*WHAT IS BEING ASKED:* Render the following material again verbatim, leaving nothing out.

*SUPPLIED DATA:*
————————

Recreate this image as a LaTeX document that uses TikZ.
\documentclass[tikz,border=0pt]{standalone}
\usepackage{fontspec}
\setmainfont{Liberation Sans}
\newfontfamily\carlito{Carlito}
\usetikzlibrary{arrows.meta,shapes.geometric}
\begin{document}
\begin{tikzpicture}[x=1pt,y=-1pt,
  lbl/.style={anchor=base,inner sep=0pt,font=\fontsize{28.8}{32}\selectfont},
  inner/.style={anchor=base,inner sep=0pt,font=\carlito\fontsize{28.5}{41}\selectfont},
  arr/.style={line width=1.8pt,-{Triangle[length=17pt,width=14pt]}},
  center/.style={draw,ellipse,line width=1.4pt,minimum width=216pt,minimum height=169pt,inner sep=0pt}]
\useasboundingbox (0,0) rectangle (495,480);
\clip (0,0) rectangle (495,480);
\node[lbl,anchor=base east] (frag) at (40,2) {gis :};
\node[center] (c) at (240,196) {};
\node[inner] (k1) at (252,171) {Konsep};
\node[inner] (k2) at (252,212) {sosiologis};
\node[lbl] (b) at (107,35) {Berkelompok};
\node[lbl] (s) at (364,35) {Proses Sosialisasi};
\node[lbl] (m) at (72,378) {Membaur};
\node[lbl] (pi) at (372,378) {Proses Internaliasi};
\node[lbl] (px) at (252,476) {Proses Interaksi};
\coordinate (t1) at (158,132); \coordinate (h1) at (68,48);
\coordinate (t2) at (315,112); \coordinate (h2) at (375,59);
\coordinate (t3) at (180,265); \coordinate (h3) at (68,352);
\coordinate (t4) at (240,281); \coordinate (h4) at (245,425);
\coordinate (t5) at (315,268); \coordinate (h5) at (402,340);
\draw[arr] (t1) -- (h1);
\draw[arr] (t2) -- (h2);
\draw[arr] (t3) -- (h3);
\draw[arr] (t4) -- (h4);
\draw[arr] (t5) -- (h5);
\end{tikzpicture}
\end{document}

————————

*PROBLEM SOLUTION:*
Recreate this image as a LaTeX document that uses TikZ.
\documentclass[tikz,border=0pt]{standalone}
\usepackage{fontspec}
\setmainfont{Liberation Sans}
\newfontfamily\carlito{Carlito}
\usetikzlibrary{arrows.meta,shapes.geometric}
\begin{document}
\begin{tikzpicture}[x=1pt,y=-1pt,
  lbl/.style={anchor=base,inner sep=0pt,font=\fontsize{28.8}{32}\selectfont},
  inner/.style={anchor=base,inner sep=0pt,font=\carlito\fontsize{28.5}{41}\selectfont},
  arr/.style={line width=1.8pt,-{Triangle[length=17pt,width=14pt]}},
  center/.style={draw,ellipse,line width=1.4pt,minimum width=216pt,minimum height=169pt,inner sep=0pt}]
\useasboundingbox (0,0) rectangle (495,480);
\clip (0,0) rectangle (495,480);
\node[lbl,anchor=base east] (frag) at (40,2) {gis :};
\node[center] (c) at (240,196) {};
\node[inner] (k1) at (252,171) {Konsep};
\node[inner] (k2) at (252,212) {sosiologis};
\node[lbl] (b) at (107,35) {Berkelompok};
\node[lbl] (s) at (364,35) {Proses Sosialisasi};
\node[lbl] (m) at (72,378) {Membaur};
\node[lbl] (pi) at (372,378) {Proses Internaliasi};
\node[lbl] (px) at (252,476) {Proses Interaksi};
\coordinate (t1) at (158,132); \coordinate (h1) at (68,48);
\coordinate (t2) at (315,112); \coordinate (h2) at (375,59);
\coordinate (t3) at (180,265); \coordinate (h3) at (68,352);
\coordinate (t4) at (240,281); \coordinate (h4) at (245,425);
\coordinate (t5) at (315,268); \coordinate (h5) at (402,340);
\draw[arr] (t1) -- (h1);
\draw[arr] (t2) -- (h2);
\draw[arr] (t3) -- (h3);
\draw[arr] (t4) -- (h4);
\draw[arr] (t5) -- (h5);
\end{tikzpicture}
\end{document}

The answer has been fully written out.